Una voz que en dos temas demuestra que, pese a su virtuosismo, es lo único que necesita para llenar un escenario. Un tono dulce, parsimonioso, que destila talento, que consigue anestesiar a una caterva de personas extasiadas que la reciben, pese a su excitación, con un silencio sepulcral. Respetuoso. Y él corresponde cantando un par de estrofas de un modo que recuerda terriblemente al palo más místico del flamenco. Y no se oye un alma, porque deja a todos boquiabiertos. Y no, no ha sido chiripa, que luego nos lo dice, que lo ha hecho aposta. Y luego saca una pequeña guitarra a la que denomina “su juguete” y le da la razón a Wikipedia en aquello de que se trata de un multiinstrumentista. Y después, para rizar el rizo, canta sobre su propia voz previamente pregrabada y consigue transportarte a una recóndita aldea donde niños desnudos corretean entre el polvo y cantos tribales se perpetúan al alba.

El líquido resultante ofrece un marcado regusto africano , hilo conductor en este batiburrillo de esencias exóticas. Un mejunje sonoro que, lejos de desconcertar, engancha. Que por momentos suena a Bruce Springsteen. Y luego a Fela Kuti. Y más adelante a Tito Puente. Y también a Living Colour. Y si no tenían suficiente con volvernos locos, se sirve condensado en un solo lugar y a la misma hora. Y la gente pide más. Y se vuelve loca bailando. Y responde a la constante interacción de la banda. Solicitando palmas. Alabando el clima, la comida y las mujeres de la localidad. Consiguiendo que todo el mundo (incluso hombres y mujeres por separado) canten estribillos en un idioma del que nadie de los presentes conocía una sola palabra. Haciendo trizas la vergüenza del respetable para empujarles hacia un festejo excelso, desmedido, lleno de color y de felicidad.

Porque es ahí donde radica el ingrediente secreto. El que consigue solapar al resto, el que dota al cóctel de un sabor inolvidable. Y no es otro que el hecho de percibir que el camarero te lo está sirviendo con una sonrisa permanente tatuada en sus labios. Mientras toca. Mientras habla. Mientras bebe. Sonrisas sinceras, solo probables entre quienes disfrutan de verdad de lo que están haciendo sobre un escenario. Una comunión pagana que los presentes no querían dar por terminada.
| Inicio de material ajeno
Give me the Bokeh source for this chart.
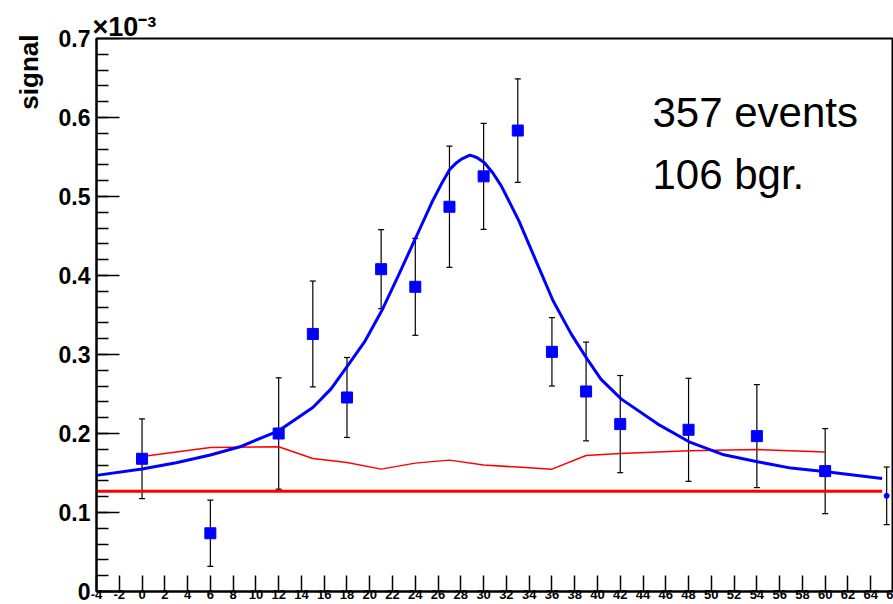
from bokeh.plotting import figure
from bokeh.models import (ColumnDataSource, Whisker, TeeHead, FixedTicker, Label,
                          Range1d, Title)
from bokeh.embed import file_html
from bokeh.resources import INLINE

# ---------------- data (signal in units of 1e-3) ----------------
x_pts = [0, 6, 12, 15, 18, 21, 24, 27, 30, 33, 36, 39, 42, 48, 54, 60]
y_pts = [0.168, 0.0737, 0.200, 0.326, 0.2456, 0.408, 0.3857, 0.487, 0.5255,
         0.5835, 0.3034, 0.2532, 0.2119, 0.2047, 0.1967, 0.1524]
y_err = [0.0505, 0.042, 0.0705, 0.067, 0.0506, 0.050, 0.0614, 0.0767, 0.067,
         0.0655, 0.0433, 0.0625, 0.0615, 0.0652, 0.0652, 0.0538]

extra_x = [65.4]
extra_y = [0.1211]
extra_err = [0.0365]

bgr_x = [0, 6, 12, 15, 18, 21, 24, 27, 30, 33, 36, 39, 42, 48, 54, 60]
bgr_y = [0.1709, 0.1823, 0.1832, 0.1684, 0.1633, 0.1549, 0.1625, 0.1663,
         0.160, 0.1575, 0.1549, 0.1722, 0.1747, 0.1781, 0.1797, 0.1765]

level_x = [-4, 65]
level_y = [0.127, 0.127]

fit_x = [-4.0, 0.0, 3.0, 6.0, 8.6, 12.0, 15.0, 16.6, 18.05, 19.6, 21.05, 22.5,
         24.05, 25.45, 26.3, 27.05, 27.6, 28.05, 28.8, 29.4, 30.05, 30.8, 31.55,
         33.1, 34.6, 36.1, 37.7, 39.1, 40.3, 42.1, 45.3, 48.05, 51.1, 54.05,
         57.0, 60.1, 65.0]
fit_y = [0.147, 0.155, 0.163, 0.1727, 0.1832, 0.2034, 0.2329, 0.2565, 0.2857,
         0.3173, 0.3553, 0.3996, 0.4481, 0.4924, 0.5160, 0.5347, 0.5425, 0.5473,
         0.5524, 0.5494, 0.543, 0.530, 0.5135, 0.4692, 0.4186, 0.368, 0.3258,
         0.2942, 0.2689, 0.2435, 0.2119, 0.1895, 0.173, 0.1642, 0.1562, 0.1515,
         0.143]

x_ticks = list(range(-4, 67, 2))
# last label is cut by the right edge in the reference: only "6" is visible
x_tick_labels = [str(t) for t in range(-4, 65, 2)] + ["6"]
y_ticks = [0, 0.1, 0.2, 0.3, 0.4, 0.5, 0.6, 0.7]
y_tick_labels = ["0", "0.1", "0.2", "0.3", "0.4", "0.5", "0.6", "0.7"]
y_minor = [i * 0.02 for i in range(0, 36)]

FONT = "Liberation Sans"
BLUE = "#0000ff"
RED = "#ff0000"

p = figure(width=893, height=604, x_range=Range1d(-4, 66), y_range=Range1d(0, 0.7),
           output_backend="svg", toolbar_location=None,
           min_border_left=95, min_border_right=0, min_border_top=38,
           min_border_bottom=13)
p.background_fill_color = "white"
p.border_fill_color = "white"
p.outline_line_color = "black"
p.outline_line_width = 2
p.xgrid.visible = False
p.ygrid.visible = False

# exponent as the plot title (top left)
p.title.text = "\u00d710\u207b\u00b3"
p.title.align = "left"
p.title.text_font = FONT
p.title.text_font_style = "bold"
p.title.text_font_size = "27px"
p.title.text_color = "black"
p.title.offset = -4
p.title.standoff = -7

# x axis
xa = p.xaxis[0]
xa.ticker = FixedTicker(ticks=x_ticks, minor_ticks=[])
xa.major_label_overrides = {t: s for t, s in zip(x_ticks, x_tick_labels)}
xa.axis_line_width = 2
xa.major_tick_in = 16
xa.major_tick_out = 0
xa.major_tick_line_width = 1.5
xa.minor_tick_in = 0
xa.minor_tick_out = 0
xa.major_label_text_font = FONT
xa.major_label_text_font_style = "bold"
xa.major_label_text_font_size = "13px"
xa.major_label_text_color = "black"
xa.major_label_standoff = -2

# y axis
ya = p.yaxis[0]
ya.ticker = FixedTicker(ticks=y_ticks, minor_ticks=y_minor)
ya.axis_line_width = 2
ya.major_tick_in = 23
ya.major_tick_out = 0
ya.major_tick_line_width = 1.5
ya.minor_tick_in = 12
ya.minor_tick_out = 0
ya.minor_tick_line_width = 1.5
ya.major_label_overrides = {t: s for t, s in zip(y_ticks, y_tick_labels)}
ya.major_label_text_font = FONT
ya.major_label_text_font_style = "bold"
ya.major_label_text_font_size = "23px"
ya.major_label_text_color = "black"
ya.major_label_standoff = 6

# y axis title, top-aligned on the left
p.add_layout(Title(text="signal", align="right", text_font=FONT,
                   text_font_style="bold", text_font_size="26px",
                   text_color="black", offset=-4, standoff=23), "left")

# lines
p.line(level_x, level_y, line_color=RED, line_width=3)
p.line(bgr_x, bgr_y, line_color=RED, line_width=1.5)
p.line(fit_x, fit_y, line_color=BLUE, line_width=3)

# error bars
src = ColumnDataSource(dict(x=x_pts, y=y_pts,
                            lo=[v - e for v, e in zip(y_pts, y_err)],
                            hi=[v + e for v, e in zip(y_pts, y_err)]))
src2 = ColumnDataSource(dict(x=extra_x, y=extra_y,
                             lo=[v - e for v, e in zip(extra_y, extra_err)],
                             hi=[v + e for v, e in zip(extra_y, extra_err)]))
for s in (src, src2):
    w = Whisker(source=s, base="x", lower="lo", upper="hi", dimension="height",
                line_color="black", line_width=1.2, level="underlay",
                upper_head=TeeHead(size=6, line_color="black", line_width=1.2),
                lower_head=TeeHead(size=6, line_color="black", line_width=1.2))
    p.add_layout(w)

p.scatter("x", "y", source=src, marker="square", size=11, fill_color=BLUE,
          line_color=BLUE)
p.scatter("x", "y", source=src2, marker="circle", size=5, fill_color=BLUE,
          line_color=BLUE)

# annotations
p.add_layout(Label(x=44.83, y=0.6063, text="357 events", text_font=FONT,
                   text_font_size="42px", text_color="black", text_align="left",
                   text_baseline="alphabetic"))
p.add_layout(Label(x=44.83, y=0.5284, text="106 bgr.", text_font=FONT,
                   text_font_size="42px", text_color="black", text_align="left",
                   text_baseline="alphabetic"))

open("out.html", "w").write(file_html(p, INLINE))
Cuando me giré para irme tras un bis de regalo, todo a mi alrededor era gente risueña. Juro no haber visto algo parecido en ningún otro concierto. No había una sola persona que no hubiera probado el cóctel. Y todos, embriagados, se quedaron reclamando que volviera al escenario y que nunca jamás se fuera.

Esa sonrisa era contagiosa, Richard, y no nos lo habías contado.